Aim of the exercise ::
Start at the line where "Convert this chart" appears and end at the line where "const labelSize = 62;" appears; repeat those lines exactly, both ends included, leaving pictures behind.

Data provided ::
"""

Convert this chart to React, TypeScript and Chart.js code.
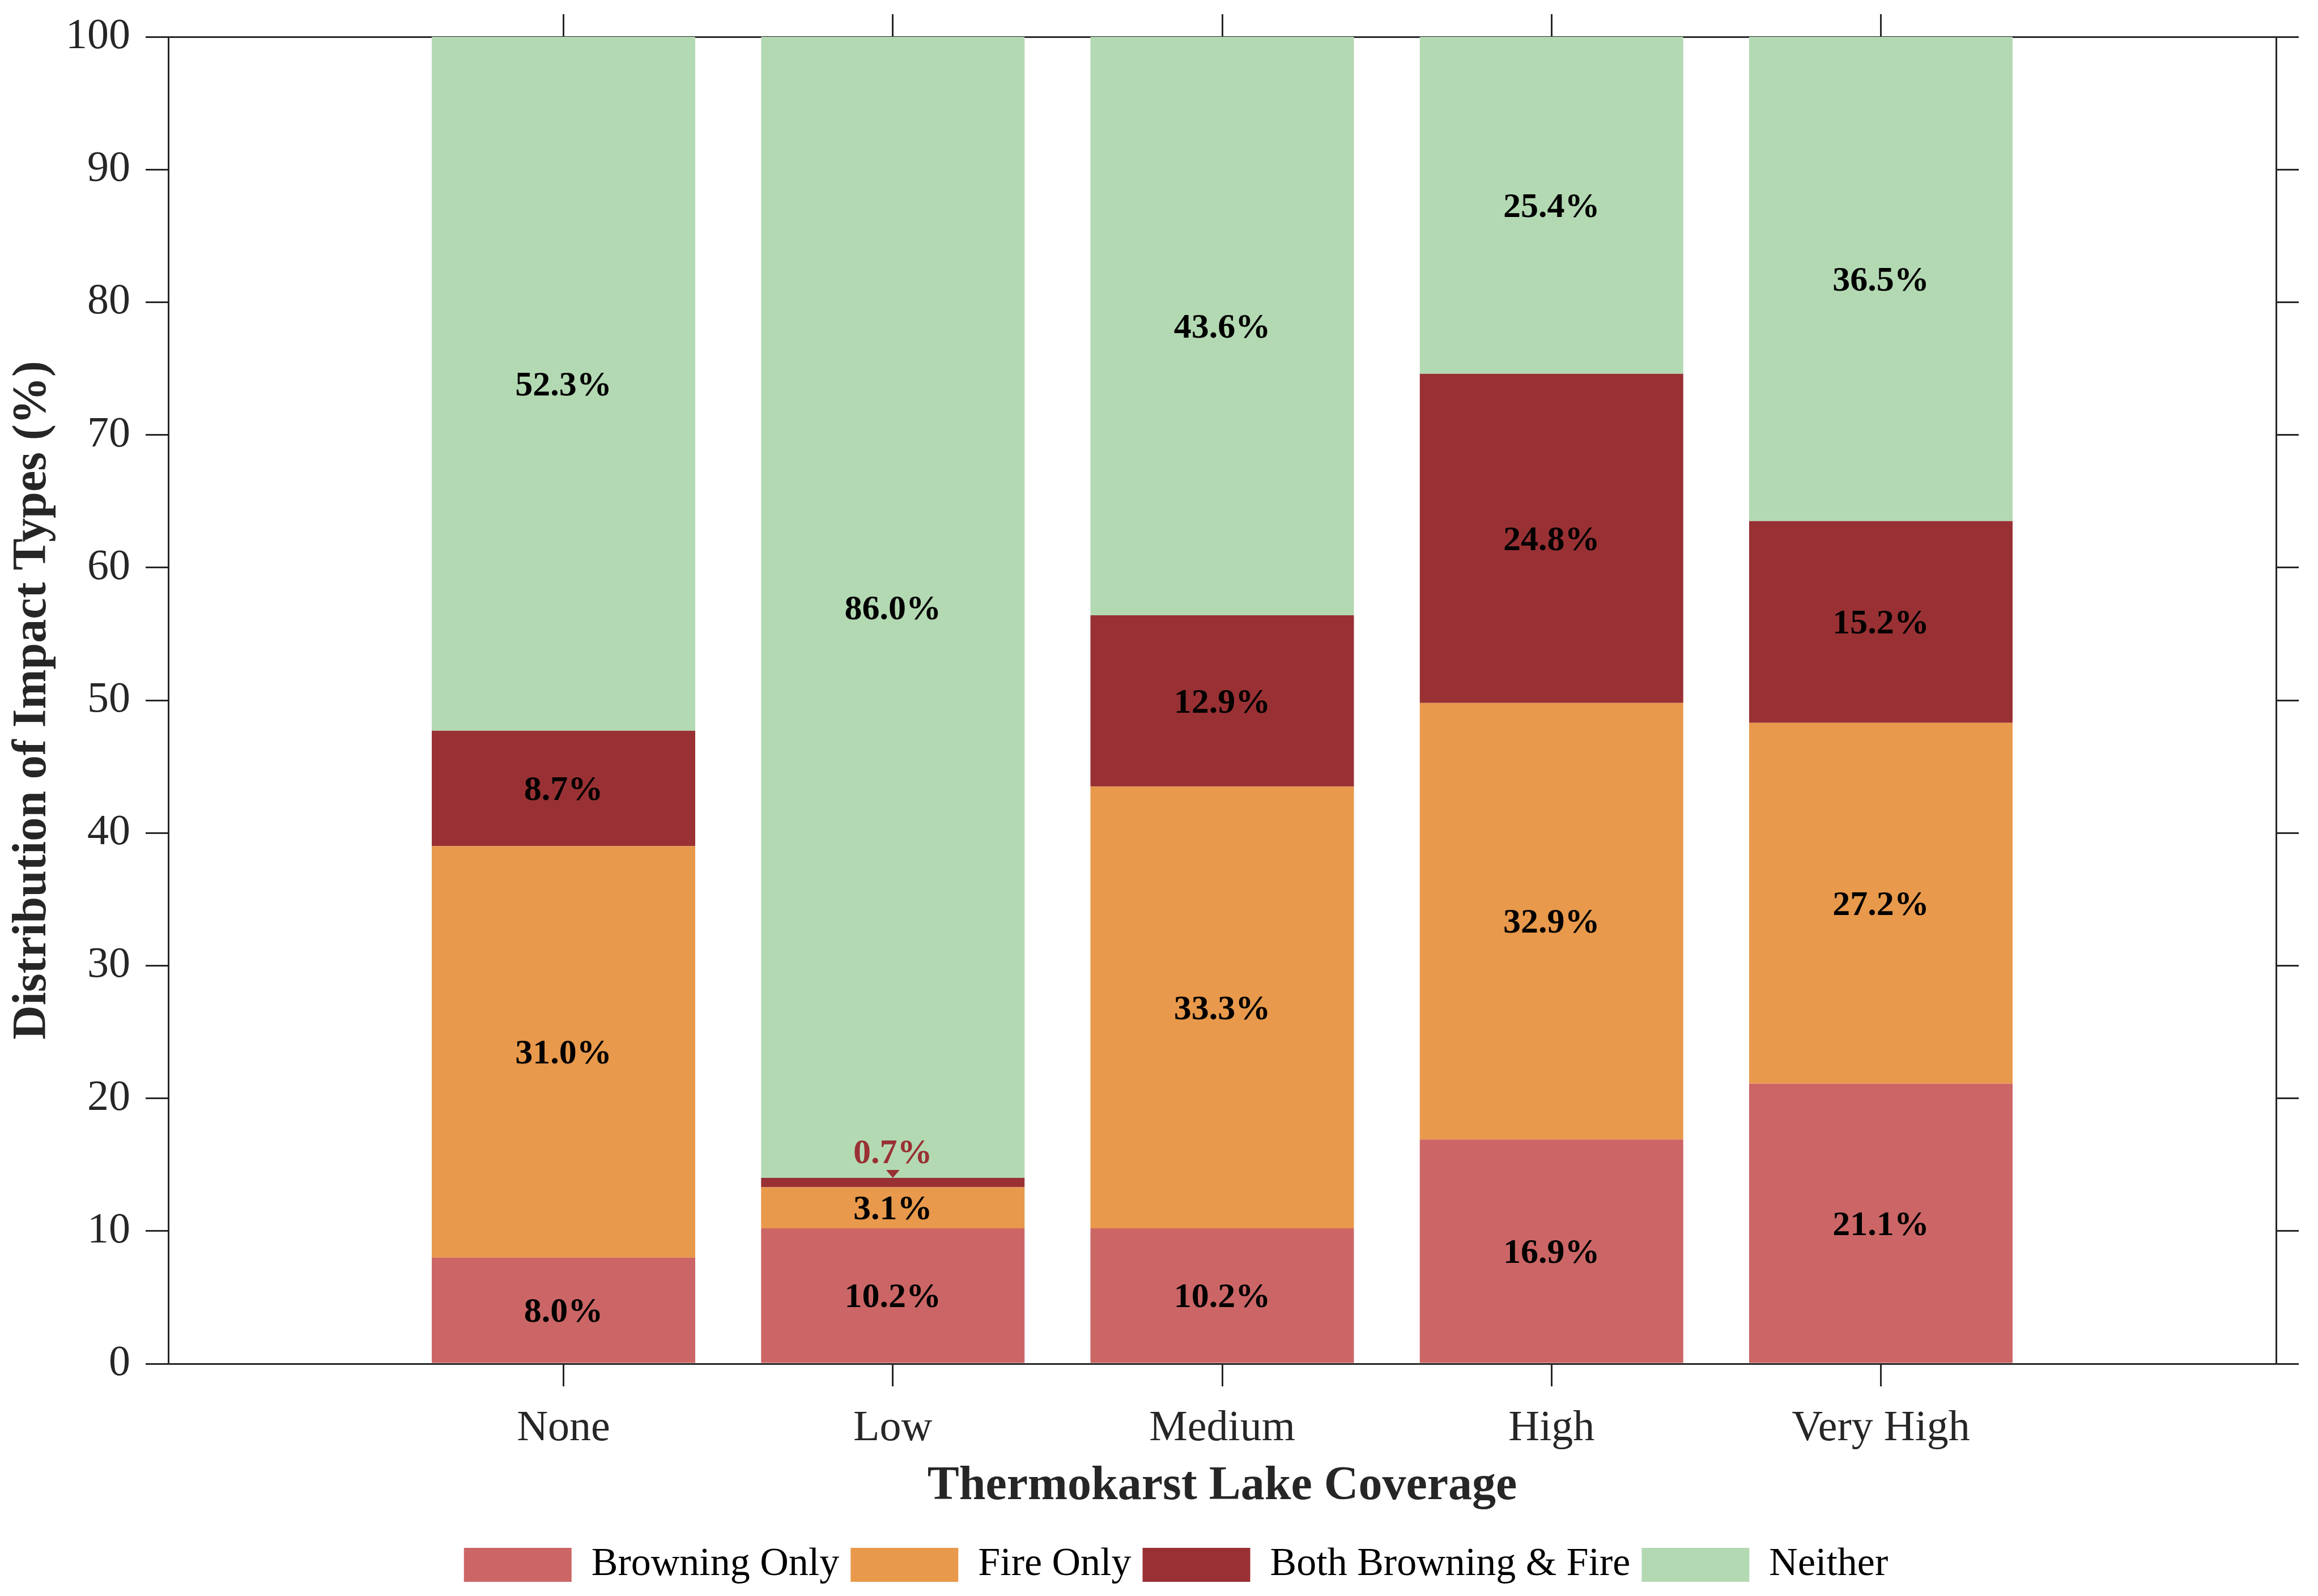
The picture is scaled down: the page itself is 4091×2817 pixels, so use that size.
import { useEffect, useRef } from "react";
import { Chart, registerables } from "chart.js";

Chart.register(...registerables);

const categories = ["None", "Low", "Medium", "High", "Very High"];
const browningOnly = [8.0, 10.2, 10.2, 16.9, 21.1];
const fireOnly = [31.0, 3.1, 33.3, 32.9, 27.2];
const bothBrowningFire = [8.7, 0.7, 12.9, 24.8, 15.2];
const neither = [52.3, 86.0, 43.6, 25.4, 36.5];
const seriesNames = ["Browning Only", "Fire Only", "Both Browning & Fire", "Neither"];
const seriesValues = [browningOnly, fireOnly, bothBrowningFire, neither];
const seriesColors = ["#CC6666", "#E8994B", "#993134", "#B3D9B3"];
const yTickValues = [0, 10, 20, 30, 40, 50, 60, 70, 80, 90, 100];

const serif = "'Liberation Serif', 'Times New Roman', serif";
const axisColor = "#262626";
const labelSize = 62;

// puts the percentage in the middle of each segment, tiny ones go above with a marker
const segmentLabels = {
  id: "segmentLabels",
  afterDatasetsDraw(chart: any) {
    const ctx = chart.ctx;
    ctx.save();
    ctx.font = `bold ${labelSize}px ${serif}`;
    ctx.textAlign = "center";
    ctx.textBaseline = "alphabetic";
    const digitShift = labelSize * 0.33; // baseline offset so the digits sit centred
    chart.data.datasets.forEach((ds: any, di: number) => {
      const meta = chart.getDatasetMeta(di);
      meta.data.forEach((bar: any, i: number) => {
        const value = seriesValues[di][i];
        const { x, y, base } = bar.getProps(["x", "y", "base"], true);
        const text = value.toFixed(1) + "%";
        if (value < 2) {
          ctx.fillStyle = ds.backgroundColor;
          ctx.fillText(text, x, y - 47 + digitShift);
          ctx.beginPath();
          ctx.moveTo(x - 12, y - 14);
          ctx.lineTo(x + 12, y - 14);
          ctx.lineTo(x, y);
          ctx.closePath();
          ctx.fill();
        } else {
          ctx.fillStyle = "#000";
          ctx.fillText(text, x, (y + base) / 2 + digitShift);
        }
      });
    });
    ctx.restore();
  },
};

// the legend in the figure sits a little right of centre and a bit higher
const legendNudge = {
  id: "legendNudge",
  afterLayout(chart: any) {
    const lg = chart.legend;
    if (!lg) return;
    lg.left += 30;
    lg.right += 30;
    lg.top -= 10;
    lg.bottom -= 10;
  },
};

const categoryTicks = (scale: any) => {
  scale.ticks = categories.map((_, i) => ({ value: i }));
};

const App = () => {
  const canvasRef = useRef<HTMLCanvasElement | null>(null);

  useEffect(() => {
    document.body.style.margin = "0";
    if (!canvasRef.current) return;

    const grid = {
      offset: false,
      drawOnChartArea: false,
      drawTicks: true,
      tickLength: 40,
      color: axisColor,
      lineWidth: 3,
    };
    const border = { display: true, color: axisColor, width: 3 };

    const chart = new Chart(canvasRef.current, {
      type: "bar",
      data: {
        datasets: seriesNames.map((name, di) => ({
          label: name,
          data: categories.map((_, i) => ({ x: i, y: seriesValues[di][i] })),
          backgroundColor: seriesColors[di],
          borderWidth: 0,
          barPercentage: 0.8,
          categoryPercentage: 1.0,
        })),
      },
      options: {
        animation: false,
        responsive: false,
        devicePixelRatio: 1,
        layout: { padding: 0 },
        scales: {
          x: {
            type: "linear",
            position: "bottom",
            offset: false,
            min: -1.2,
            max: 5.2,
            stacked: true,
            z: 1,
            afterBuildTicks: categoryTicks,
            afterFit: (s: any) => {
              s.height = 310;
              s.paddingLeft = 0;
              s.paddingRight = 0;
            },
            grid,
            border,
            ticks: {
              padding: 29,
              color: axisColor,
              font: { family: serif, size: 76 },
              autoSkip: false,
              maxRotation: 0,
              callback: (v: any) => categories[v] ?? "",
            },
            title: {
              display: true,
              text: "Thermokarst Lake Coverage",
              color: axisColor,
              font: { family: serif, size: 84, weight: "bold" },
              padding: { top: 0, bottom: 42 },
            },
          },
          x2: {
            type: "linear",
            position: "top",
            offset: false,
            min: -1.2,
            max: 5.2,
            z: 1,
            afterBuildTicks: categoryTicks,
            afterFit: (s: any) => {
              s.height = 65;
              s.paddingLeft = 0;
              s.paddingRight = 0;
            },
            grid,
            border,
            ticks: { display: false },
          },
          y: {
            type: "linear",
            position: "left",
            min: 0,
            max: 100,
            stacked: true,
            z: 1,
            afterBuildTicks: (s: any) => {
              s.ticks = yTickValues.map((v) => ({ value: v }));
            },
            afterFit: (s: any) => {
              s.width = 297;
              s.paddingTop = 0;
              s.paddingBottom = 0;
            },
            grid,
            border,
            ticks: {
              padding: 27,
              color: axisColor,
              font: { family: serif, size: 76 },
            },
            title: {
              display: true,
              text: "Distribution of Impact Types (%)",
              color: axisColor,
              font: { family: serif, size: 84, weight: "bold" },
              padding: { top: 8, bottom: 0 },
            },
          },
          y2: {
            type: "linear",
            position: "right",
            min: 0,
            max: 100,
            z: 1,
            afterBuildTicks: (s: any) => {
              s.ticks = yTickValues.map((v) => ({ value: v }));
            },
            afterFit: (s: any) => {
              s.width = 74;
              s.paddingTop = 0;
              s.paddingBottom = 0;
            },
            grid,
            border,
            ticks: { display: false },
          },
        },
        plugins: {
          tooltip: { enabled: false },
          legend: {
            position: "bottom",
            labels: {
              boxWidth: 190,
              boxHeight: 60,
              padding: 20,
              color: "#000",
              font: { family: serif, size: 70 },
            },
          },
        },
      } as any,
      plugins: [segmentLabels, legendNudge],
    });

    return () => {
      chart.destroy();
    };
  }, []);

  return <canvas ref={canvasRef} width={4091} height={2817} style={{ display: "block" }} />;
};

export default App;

"""
"""

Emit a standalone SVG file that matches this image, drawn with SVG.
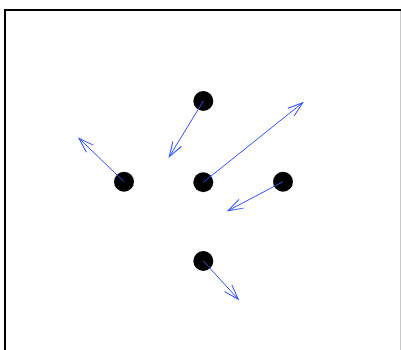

"""

Result for this exercise ::
Convert this chart to React, TypeScript and Chart.js code.
The picture is scaled down: the page itself is 4091×2817 pixels, so use that size.
import { useEffect, useRef } from "react";
import { Chart, registerables } from "chart.js";

Chart.register(...registerables);

const categories = ["None", "Low", "Medium", "High", "Very High"];
const browningOnly = [8.0, 10.2, 10.2, 16.9, 21.1];
const fireOnly = [31.0, 3.1, 33.3, 32.9, 27.2];
const bothBrowningFire = [8.7, 0.7, 12.9, 24.8, 15.2];
const neither = [52.3, 86.0, 43.6, 25.4, 36.5];
const seriesNames = ["Browning Only", "Fire Only", "Both Browning & Fire", "Neither"];
const seriesValues = [browningOnly, fireOnly, bothBrowningFire, neither];
const seriesColors = ["#CC6666", "#E8994B", "#993134", "#B3D9B3"];
const yTickValues = [0, 10, 20, 30, 40, 50, 60, 70, 80, 90, 100];

const serif = "'Liberation Serif', 'Times New Roman', serif";
const axisColor = "#262626";
const labelSize = 62;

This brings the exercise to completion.